В анализируемом тексте отчетливо прослеживается следующая тенденция — трехсловные модели именований, как правило, функционируют в ремарках рассказчика: «...Анна Францевна де Фужере, пятидесятилетняя почтенная и очень деловая дама, три комнаты сдавала жильцам...» [М.Б.: 59], «Никанор Иванович Босой, председатель жилищного товарищества дома № 302-бис по Садовой улице в Москве <...> находился в страшных хлопотах...» [М.Б.: 73]. Использование многокомпонентной формулы, на наш взгляд, связано с необходимостью увеличить степень идентификации и дифференциации литературного персонажа в системе действующих лиц.
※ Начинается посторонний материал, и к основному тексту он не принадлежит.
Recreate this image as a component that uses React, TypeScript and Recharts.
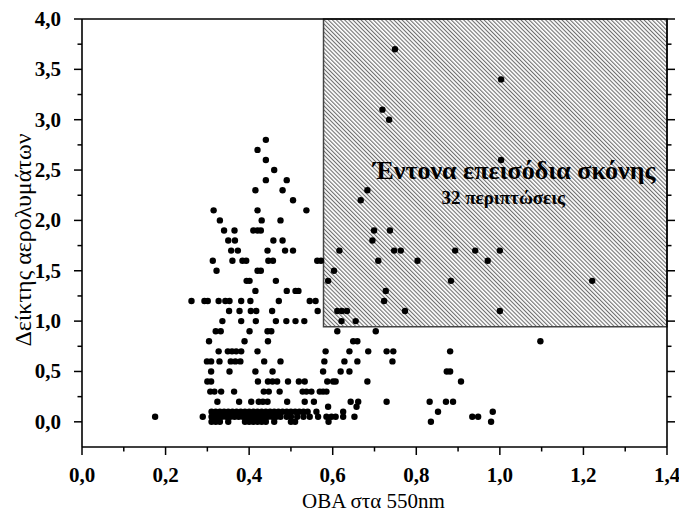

В романе «Мастер и Маргарита» представлены разнообразные модели антропонимов, различны и выражаемые соответствующими формулами эмоциональные и экспрессивно-стилистические оттенки. Автор придает им надлежащее значение и умело ими пользуется. Имя, фамилия, отчество и их комбинации, функционирующие в разных речевых ситуациях, становятся одним из важнейших средств создания ярких образов. В систему именования одного персонажа могут входить разные модели именований, наполненные на уровне текста своей, особой семантикой. Автор использует свойственные языку формы одного имени, начиная от полных и заканчивая квалитативными образованиями, варьируя их применение в зависимости от цели, которую предполагается реализовать в тексте. Безусловно, разные варианты имени полнее обрисовывают образ носителя, делают его ярким и ощутимым, сообщают информацию о тех, кто использует имя в речевой ситуации, отражают эволюцию отношения к именуемому объекту. У номинаций, таким образом, развиваются экспрессивно-смысловые связи с другими онимами. В результате формируется система именований отдельного персонажа, которая составляет его общую характеристику. Несомненно, многообразие антропонимических формул не является абсолютно случайным, поскольку их появление обусловлено многими внутритекстовыми факторами. Определенно и то, что автор придавал вариантам антропонимов первостепенное значение, зная, что правильно выбранная модель именования подчеркнет социальный, национальный, возрастной статус носителя имени, раскроет его образ, укажет на особенности его межличностного общения.